I could feel in my son the same humiliation burnishing his edges, filling with shame for wanting to say the worst swear word he knows in conjunction with his teacher’s name, whom he loves. I knew all too well from my own experience, though, that this urge to speak the unspeakable, to tarnish what one loves, is a human urge, and that to add shame to his burden now would be to crush something precious unfolding its newborn wings.

My husband, a former English teacher, and I, a writer, have had extensive conversations with our son about the power of words. He knows the consequences of using expletives aggressively, at someone else, or in any setting other than our home. He would no sooner say any of them at school or in the vicinity of his beloved teacher than harm his beloved kitty, Elvert. So I knew what I had to do next.

“If you want to say the actual word, not just F, out loud, you can, here in the car with me.”

“But won’t you be angry?” His brown eyes frowned out at me from beneath his blond bangs.

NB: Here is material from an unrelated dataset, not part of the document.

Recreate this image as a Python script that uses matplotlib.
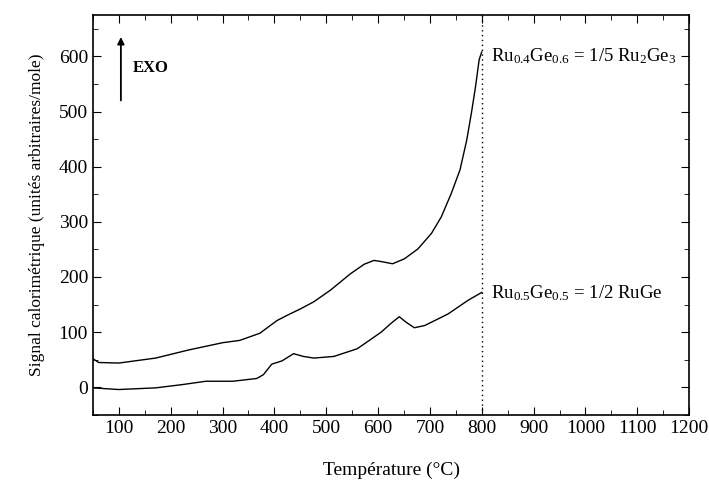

“Absolutely not—I’m giving you permission to get it out of your head.”

“I don’t know if I want you to hear,” he said, his pale cheeks flushing pink.

By now we’d pulled into our own driveway, and I parked the car.

“I can turn on the music,” I suggested.

“Can you turn it up loud?” he asked, brows tented together like the V of a distant bird on the horizon.

“Just tap me when you’ve said it.” I extended my arm near to him.

I cranked up the radio and within a few seconds I felt his tap on the back of my hand.

“Do you feel better?” I asked.

He smiled shyly, then nodded.

Later, as we were doing our usual evening cuddle he took my face between both hands. “I liked when you let me say the bad word,” he said, then closed his eyes. “My head is empty now.”

Of course I knew it was far from empty, but I hoped that by giving him permission to say the worst thing he could think, over and over, it would, like all things forbidden, lose its power.